United States District Court, N.D. Texas
Aug 22, 2001
Civil Action No. 3:97-CV-0860-L (N.D. Tex. Aug. 22, 2001)

Opinion

Civil Action No. 3:97-CV-0860-L

August 22, 2001


MEMORANDUM OPINION AND ORDER


Before the court is Defendant Peyton Feltus' ("Feltus") Second Motion for Summary Judgment, filed March 30, 2001. After careful consideration of the motion, response, reply, briefs, evidence submitted by the parties, and applicable law, the court grants the motion.

I. Factual and Procedural Background

The facts contained herein are either undisputed or, where they are disputed, presented in the light most favorable to Plaintiff as the nonmovant.

Plaintiff's ("Stroud") First Amended and Supplemental Complaint ("Complaint") concerns two investment transactions, denominated "joint venture agreements," in 1996 between Stroud and Defendant Motor Works of Arlington, Inc. ("Motor Works"). Defendant Danny Meister ("Meister") was the president of Motor Works. The purported purpose of both transactions was to purchase luxury motorcoaches and Mercedes Benz sedans, under an existing agreement with the Federal Deposit Insurance Corporation ("FDIC"), at a reduced price and immediately resell them at a profit. Feltus solicited Stroud to invest in the transactions, and allegedly made various representations to Stroud concerning whether the investments were sound. Stroud invested a total of $250,000 in the transactions: $100,000 on March 27, 1996 and $150,000 on June 27, 1996. He agreed to pay Feltus 20% of the net profits, if any, in excess of a 7% return on the investment.

Feltus placed petroleum futures orders on behalf of Phoenix Gas Liquids Company ("Phoenix") from approximately 1990 through October, 1996. Stroud was the president and sole owner of Phoenix. Stroud asserts that this prior relationship with Feltus was critical to his decision to invest in the transactions.

In fact, the joint venture agreements were apparently nothing but a sham; the FDIC had no such properties to be liquidated, and Motor Works had no agreement with the FDIC to buy such properties. Stroud was notified of this by an FDIC investigator on or about August 22, 1996, and in turn notified Feltus and Meister of his discussion with the FDIC. Stroud lost the entire amount invested, and Meister subsequently was sentenced to a prison term for fraud in connection with these and similar transactions. Since Stroud made no profit on the transactions, he paid nothing to Feltus for his involvement in the transaction.

Stroud subsequently filed this suit, seeking recovery of the $250,000 he lost plus interest, as well as other compensatory, statutory, or punitive damages and attorney's fees.
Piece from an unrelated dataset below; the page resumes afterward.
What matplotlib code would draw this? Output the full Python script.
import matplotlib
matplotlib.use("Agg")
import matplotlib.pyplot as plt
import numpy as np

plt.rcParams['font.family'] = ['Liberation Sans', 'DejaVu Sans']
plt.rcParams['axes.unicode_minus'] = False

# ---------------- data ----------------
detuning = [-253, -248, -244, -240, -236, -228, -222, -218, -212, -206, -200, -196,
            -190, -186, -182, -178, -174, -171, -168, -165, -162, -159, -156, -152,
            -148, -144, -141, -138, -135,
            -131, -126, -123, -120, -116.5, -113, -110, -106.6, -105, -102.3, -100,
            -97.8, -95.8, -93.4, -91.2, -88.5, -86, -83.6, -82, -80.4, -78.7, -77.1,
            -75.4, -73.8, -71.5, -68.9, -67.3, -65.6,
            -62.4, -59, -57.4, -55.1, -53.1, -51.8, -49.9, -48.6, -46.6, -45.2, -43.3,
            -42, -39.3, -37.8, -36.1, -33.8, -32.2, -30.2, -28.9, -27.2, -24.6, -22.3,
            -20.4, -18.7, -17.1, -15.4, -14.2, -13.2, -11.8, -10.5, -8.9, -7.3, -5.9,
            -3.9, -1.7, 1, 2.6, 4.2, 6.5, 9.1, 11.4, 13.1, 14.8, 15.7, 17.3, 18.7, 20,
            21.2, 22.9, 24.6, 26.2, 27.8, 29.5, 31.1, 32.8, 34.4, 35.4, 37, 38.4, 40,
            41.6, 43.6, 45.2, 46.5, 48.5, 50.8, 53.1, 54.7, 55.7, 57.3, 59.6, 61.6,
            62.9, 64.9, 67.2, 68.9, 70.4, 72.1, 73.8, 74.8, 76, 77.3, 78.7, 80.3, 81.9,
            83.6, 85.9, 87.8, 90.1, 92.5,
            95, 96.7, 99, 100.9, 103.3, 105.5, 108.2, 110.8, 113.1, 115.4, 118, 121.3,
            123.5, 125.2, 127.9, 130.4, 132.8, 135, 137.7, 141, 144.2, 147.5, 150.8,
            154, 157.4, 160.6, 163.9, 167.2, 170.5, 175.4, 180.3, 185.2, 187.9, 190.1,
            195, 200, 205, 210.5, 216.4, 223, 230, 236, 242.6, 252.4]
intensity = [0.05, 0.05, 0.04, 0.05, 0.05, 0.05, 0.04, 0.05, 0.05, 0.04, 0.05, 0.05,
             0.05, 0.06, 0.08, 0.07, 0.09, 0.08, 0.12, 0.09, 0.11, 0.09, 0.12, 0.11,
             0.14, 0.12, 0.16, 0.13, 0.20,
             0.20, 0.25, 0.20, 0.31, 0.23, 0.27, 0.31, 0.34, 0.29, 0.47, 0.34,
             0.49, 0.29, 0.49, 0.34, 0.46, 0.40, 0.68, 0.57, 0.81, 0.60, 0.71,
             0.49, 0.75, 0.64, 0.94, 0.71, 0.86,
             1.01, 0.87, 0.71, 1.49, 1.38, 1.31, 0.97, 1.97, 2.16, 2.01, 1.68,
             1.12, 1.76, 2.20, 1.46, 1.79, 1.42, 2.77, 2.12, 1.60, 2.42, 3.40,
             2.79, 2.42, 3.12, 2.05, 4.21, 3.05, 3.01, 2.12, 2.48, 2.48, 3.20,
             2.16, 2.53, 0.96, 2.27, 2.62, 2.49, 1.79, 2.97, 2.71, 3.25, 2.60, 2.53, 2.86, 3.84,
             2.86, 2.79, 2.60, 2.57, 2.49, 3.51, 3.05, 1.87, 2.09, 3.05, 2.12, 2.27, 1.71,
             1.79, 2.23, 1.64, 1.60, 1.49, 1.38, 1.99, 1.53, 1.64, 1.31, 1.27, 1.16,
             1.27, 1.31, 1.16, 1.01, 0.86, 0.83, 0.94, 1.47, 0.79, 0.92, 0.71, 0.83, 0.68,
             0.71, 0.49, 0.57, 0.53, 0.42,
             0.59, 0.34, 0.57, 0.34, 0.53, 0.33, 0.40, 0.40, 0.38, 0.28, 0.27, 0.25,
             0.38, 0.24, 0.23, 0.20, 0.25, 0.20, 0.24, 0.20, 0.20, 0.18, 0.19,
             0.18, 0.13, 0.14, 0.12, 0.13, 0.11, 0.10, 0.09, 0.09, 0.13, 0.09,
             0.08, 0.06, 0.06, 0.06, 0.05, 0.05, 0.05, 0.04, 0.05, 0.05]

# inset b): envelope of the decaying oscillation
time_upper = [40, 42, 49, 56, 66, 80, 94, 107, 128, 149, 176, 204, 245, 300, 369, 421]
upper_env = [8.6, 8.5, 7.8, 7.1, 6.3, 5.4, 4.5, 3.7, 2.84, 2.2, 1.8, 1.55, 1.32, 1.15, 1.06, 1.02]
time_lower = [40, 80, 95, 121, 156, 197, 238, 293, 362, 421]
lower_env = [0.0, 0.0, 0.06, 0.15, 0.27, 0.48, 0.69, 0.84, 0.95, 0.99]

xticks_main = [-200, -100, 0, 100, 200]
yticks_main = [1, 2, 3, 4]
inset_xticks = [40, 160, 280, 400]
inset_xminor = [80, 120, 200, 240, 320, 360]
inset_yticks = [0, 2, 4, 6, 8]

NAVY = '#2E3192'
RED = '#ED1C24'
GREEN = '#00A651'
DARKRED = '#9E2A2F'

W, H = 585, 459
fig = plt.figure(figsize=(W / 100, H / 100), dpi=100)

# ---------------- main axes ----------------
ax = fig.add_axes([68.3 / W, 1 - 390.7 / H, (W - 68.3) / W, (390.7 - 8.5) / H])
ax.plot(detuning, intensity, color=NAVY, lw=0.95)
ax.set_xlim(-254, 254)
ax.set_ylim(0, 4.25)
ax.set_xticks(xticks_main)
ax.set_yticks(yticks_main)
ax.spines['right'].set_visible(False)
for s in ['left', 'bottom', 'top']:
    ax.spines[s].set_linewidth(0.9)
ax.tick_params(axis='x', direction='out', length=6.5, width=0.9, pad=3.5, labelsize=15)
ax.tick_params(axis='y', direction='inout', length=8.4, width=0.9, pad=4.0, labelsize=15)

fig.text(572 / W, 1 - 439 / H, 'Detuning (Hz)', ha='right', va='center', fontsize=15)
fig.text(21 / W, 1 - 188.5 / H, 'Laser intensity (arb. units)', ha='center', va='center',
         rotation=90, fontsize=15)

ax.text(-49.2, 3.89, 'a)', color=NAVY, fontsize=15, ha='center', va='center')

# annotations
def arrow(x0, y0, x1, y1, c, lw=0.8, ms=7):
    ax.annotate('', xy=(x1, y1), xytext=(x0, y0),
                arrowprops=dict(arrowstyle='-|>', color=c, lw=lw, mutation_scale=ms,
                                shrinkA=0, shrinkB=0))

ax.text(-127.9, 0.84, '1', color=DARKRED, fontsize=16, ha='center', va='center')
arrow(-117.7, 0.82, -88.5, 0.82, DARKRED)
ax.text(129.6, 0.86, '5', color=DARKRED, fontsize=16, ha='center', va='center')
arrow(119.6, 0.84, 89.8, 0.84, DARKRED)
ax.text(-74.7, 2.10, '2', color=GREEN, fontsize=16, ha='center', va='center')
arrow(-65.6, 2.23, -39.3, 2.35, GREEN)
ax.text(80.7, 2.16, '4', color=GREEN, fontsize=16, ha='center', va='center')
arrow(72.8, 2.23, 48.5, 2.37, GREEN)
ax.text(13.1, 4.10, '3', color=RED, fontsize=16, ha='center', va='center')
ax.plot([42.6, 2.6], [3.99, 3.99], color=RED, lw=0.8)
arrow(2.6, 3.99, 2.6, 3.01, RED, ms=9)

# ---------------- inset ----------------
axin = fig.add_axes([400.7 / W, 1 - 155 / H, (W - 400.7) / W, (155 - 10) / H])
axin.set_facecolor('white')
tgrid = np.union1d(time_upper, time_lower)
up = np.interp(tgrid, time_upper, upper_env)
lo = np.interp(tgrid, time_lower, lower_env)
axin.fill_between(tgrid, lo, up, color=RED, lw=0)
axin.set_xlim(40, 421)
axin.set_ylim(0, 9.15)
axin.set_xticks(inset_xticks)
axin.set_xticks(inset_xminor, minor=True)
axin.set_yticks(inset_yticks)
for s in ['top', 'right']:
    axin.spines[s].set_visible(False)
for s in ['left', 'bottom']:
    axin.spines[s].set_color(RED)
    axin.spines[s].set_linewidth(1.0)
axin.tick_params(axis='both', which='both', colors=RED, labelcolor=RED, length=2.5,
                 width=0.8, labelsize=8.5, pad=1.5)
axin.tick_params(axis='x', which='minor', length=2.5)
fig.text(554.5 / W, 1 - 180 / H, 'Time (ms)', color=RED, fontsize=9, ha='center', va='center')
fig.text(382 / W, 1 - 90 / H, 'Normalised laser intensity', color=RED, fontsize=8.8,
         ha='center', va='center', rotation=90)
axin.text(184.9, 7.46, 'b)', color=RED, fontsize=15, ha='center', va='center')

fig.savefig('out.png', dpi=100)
He seeks recovery against Meister and Motor Works for selling unregistered securities in violation of the Texas Securities Act ("ISA"), Tex. Rev. Civ. Stat. Ann. art. 581-1 et seq. (Vernon 1964 Supp. 2001), and knowing and intentional deception in violation of the Texas Deceptive Trade Practices Act ("DTPA"), Tex. Bus. Comm. Code Ann. § 17.41 et seq. (Vernon 1987 Supp. 2001). The court's order of March 16, 2001 dismissed several other Defendants, and dismissed all but one of Stroud's claims against Feltus. The subject of the instant motion is the only remaining claim against Feltus, under the DTPA for fraudulent or negligent misrepresentations and/or misleading omissions of material facts. Feltus asserted a counterclaim against Stroud, on the basis that the claims against him were groundless and brought in bad faith, seeking attorney's fees and costs. Feltus now seeks summary judgment on the DTPA claim, asserting that Stroud is not a "consumer" as defined by the DTPA and therefore is not entitled to recovery.
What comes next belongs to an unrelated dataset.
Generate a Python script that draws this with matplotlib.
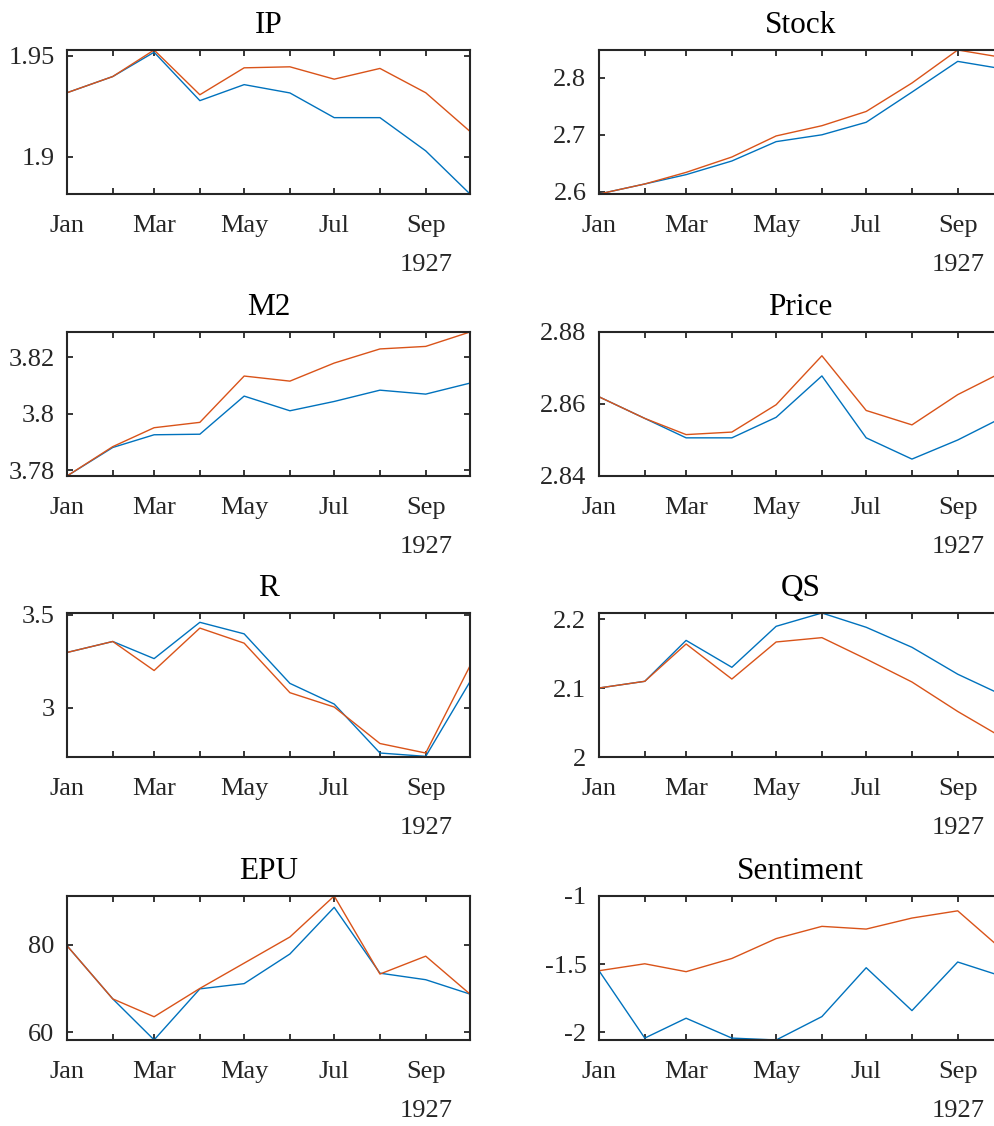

Stroud requests that he be awarded the $250,000 he invested, but the Complaint also states that Meister made payments totaling $65,000 after suit was filed, which the court assumes would reduce his damages. Also, an earlier motion for summary judgment by Feltus mentions that Stroud subsequently assigned half of his interest in the second joint venture to a third party, John Hinsey. It is therefore unclear exactly how much Stroud really lost.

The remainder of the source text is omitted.